Motlanthe has stated publicly that he does not believe in the recycling of party leaders. But it’s understood that he would be the best possible option for some in the Ramaphosa camp who are against a Mabuza presidency. 

But those aligned to Mabuza have said that Motlanthe heads the ANC’s electoral committee, which needs to prepare for the party’s December conference. 

ANC leaders from various factions have been locked in meetings since Wednesday afternoon in an attempt to devise a plan for an internal battle ahead of a special sitting of the ruling party’s NEC on Friday.

The ANC’s national office bearers, also known as the top six, met on Wednesday in anticipation of the Phala Phala parliamentary report. 

According to insiders, Ramaphosa has indicated to those close to him that he is prepared to resign. But at least three of his lieutenants said he was advised against stepping down. 

Ramaphosa is said to have met his faction on Wednesday, where he presented two options: “resign or fight”. 

While those close to Ramaphosa are said to have insisted that he should not step aside, ANC leaders quickly grouped into different caucuses to plan for his possible resignation. 

Ramaphosa allies said there was a plan to threaten judicial review during Friday’s NEC meeting to buy time.
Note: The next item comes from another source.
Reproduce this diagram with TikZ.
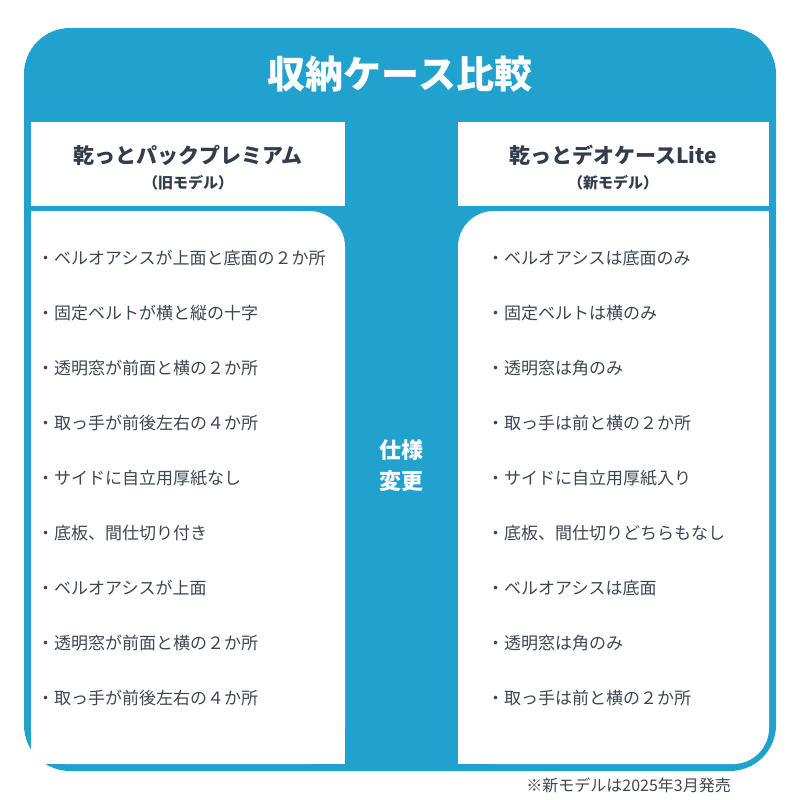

Another plan was to tell ANC leaders to allow parliament to review the recommendations. 

“We have to wait for the parliament to decide on this matter. We can’t allow the president to resign on a matter that has not even sat in parliament as yet,” a Ramaphosa ally said. 

Ramaphosa, along with Gwede Mantashe, Mashatile and Mabuza, allegedly resolved that the matter should be discussed by the NEC on Friday. Mashatile sent out an advisory late on Wednesday night to NEC members that a special NEC meeting would be convened virtually to discuss the report. 

One NEC member, a Ramaphosa detractor, said ANC leaders needed to start thinking of a possible replacement. 

According to the South African Constitution, the deputy president, a minister or a speaker can assume the role of acting president.

It is also alleged that Motlanthe’s name was touted by former president Thabo Mbeki as a possible interim replacement for Ramaphosa should he be forced to step down. 

Mbeki has, on several occasions, cautioned Ramaphosa, saying the ANC needed to prepare for possible findings by state institutions that could go against the president. 

The M&G previously reported that Mbeki also raised this in separate meetings with top officials shortly after the death of ANC deputy secretary general Jessie Duarte.

One insider linked to the secretary general’s office said Mbeki had allegedly called Ramaphosa and ANC national chairperson Gwede Mantashe and met deputy president David Mabuza and Mashatile on separate occasions to discuss the matter.  

The insider said Mbeki told the senior officials that the ANC would need to prepare for the possible ramifications of a negative finding by state agencies on Phala Phala. 

Although all officials reportedly agreed with Mbeki, sources say neither the officials, the national working committee or the NEC have tabled the matter.

The panel report on Phala Phala has sent shock waves through the Ramaphosa faction regarding possible impeachment proceedings. 

Although the president’s allies are said to be planning to close ranks when the NEC meets on Friday, insiders said there is no plan on how he could recover from the recommendations by former chief justice Sandile Ngcobo, the chair of the panel investigating the Phala Phala matter. 

Ngcobo found that Ramaphosa needs to provide answers on the origin of the money that was stolen from his private game farm in 2020 and on efforts to recover it. 

“This is a very serious matter, which, if established, renders the violation of section 96 of the Constitution and Precca [Prevention and Combating of Corrupt Activities Act], a serious violation, and a serious misconduct,” the report said.

While there is talk around Motlanthe, the ANC’s constitution states that Mabuza is the person who would step in to replace Ramaphosa. It states that “the deputy president shall assist the president, deputise for him or her when necessary and carry out whatever functions that are entrusted to him or her by its national conference”. 

The ANC constitution also stipulates that in absence of the president and the deputy president, the secretary general shall assume the functions of the president.